Epargner et investir sont deux actes répondant à des logiques bien différentes. Le premier consiste à limiter ses dépenses pour dégager un surplus de revenus à la fin du mois quand le second invite à placer cet excédent de façon à le faire croître dans le temps. Pour beaucoup de professionnels de la gestion de patrimoine, verser de l’argent chaque mois sur un livret A répond à une logique d’épargne alors qu’acquérir des actions ou des parts de fonds sur les marchés relève d’une démarche d’investisseur. Quelle différence ? L’horizon de placement, le risque pris… mais aussi l’espérance de gain. Là où les supports d’épargne réglementée ne promettent que de sauvegarder votre pouvoir d’achat, les produits plus risqués permettent d’envisager des gains plus substantiels à long terme.

Cette théorie tient-elle toujours la route si l’on s’intéresse à des supports d’épargne éthiques ou responsables ? En la matière, la réponse est – encore – un peu plus complexe.
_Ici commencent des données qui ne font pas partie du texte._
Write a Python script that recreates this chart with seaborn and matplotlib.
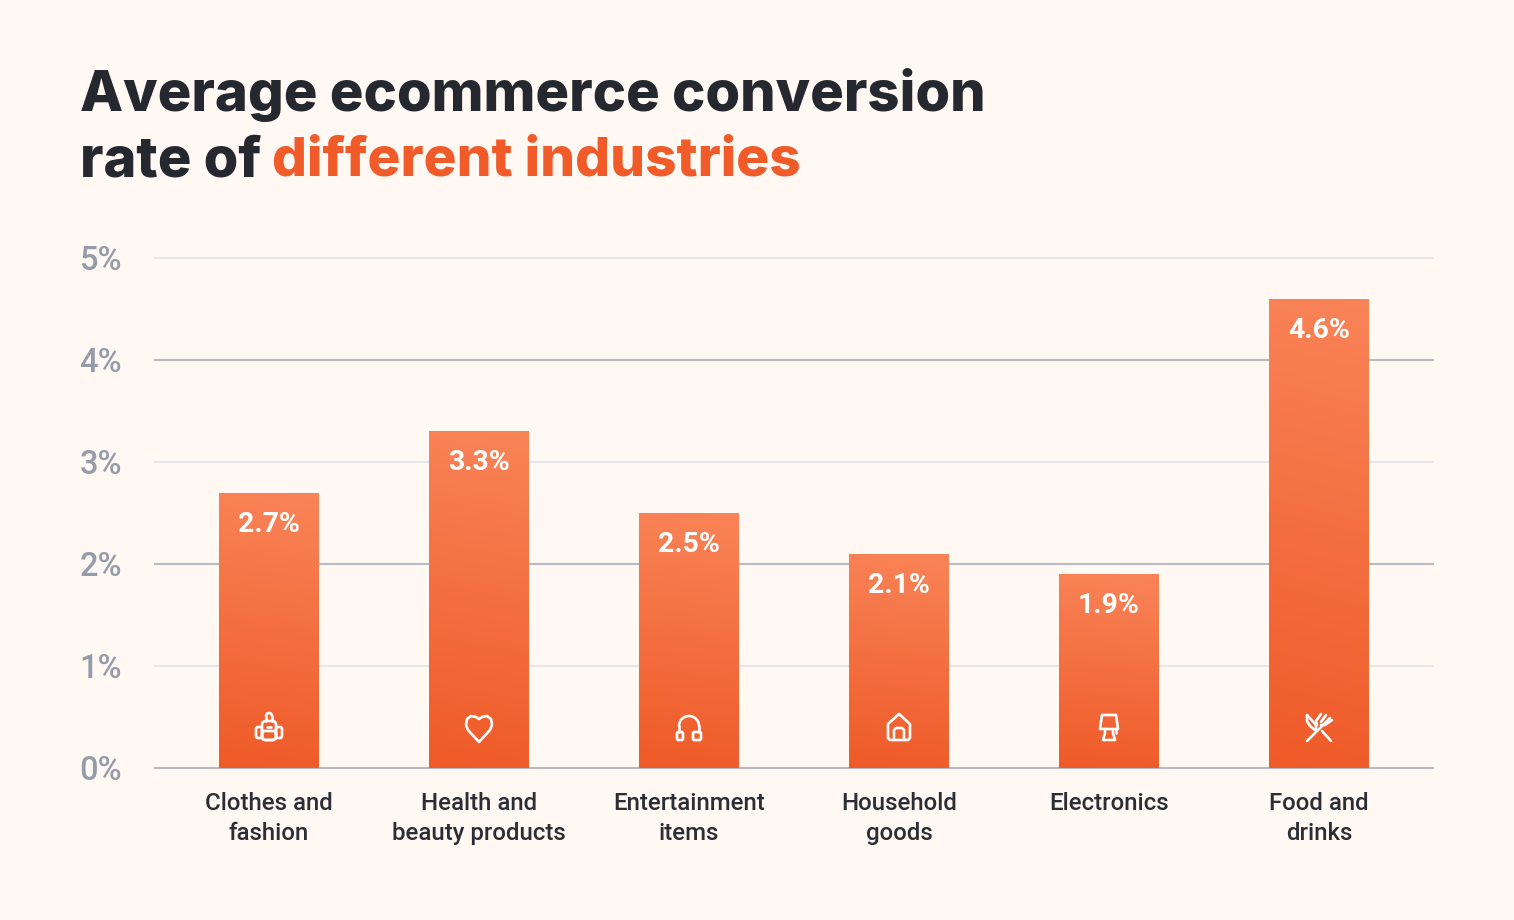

En premier lieu, il faut savoir de quoi l’on parle tant l’offre est vaste et recouvre des typologies de produits différentes. En outre, la notion de placements vertueux recouvre, elle aussi, une large variété de nuances.

Il faut ainsi distinguer l’épargne solidaire et celle dite responsable ou durable. La première consiste à financer, via une partie de son argent, des organismes de l’économie sociale et solidaire. Ces derniers ayant des objectifs de rentabilité faible ou nul, elle repose donc largement sur l’abandon d’une partie de sa performance financière. L’exemple des livrets de partage en est le plus probant : avec ces placements, vous pouvez gratifier une association de tout ou partie de vos gains annuels, réduisant de facto votre rentabilité. Quant aux fonds solidaires, ils investissent une partie de leur portefeuille dans ces mêmes organismes (entre 5 et 10 %) et le reste dans des titres traditionnels. Ils conservent donc un objectif de gain aligné sur le marché, mais leur trajectoire de performance est néanmoins affectée par leur poche solidaire. De ce fait, ils progressent généralement moins que les fonds classiques en période de hausse, mais réagissent mieux lorsque la Bourse baisse, la poche solidaire faisant office d’amortisseur.

“On ne perd pas de performance avec l’ISR”

Du côté de l’investissement socialement responsable (ISR), l’essentiel de l’offre repose sur des fonds, qu’ils soient monétaires, obligataires ou, la plupart du temps, en actions. Ils intègrent dans leur sélection de valeurs des critères extrafinanciers, avec pour objectif de composer un portefeuille de sociétés mieux-disantes sur les sujets environnementaux, sociaux et de gouvernance (les fameux critères ESG).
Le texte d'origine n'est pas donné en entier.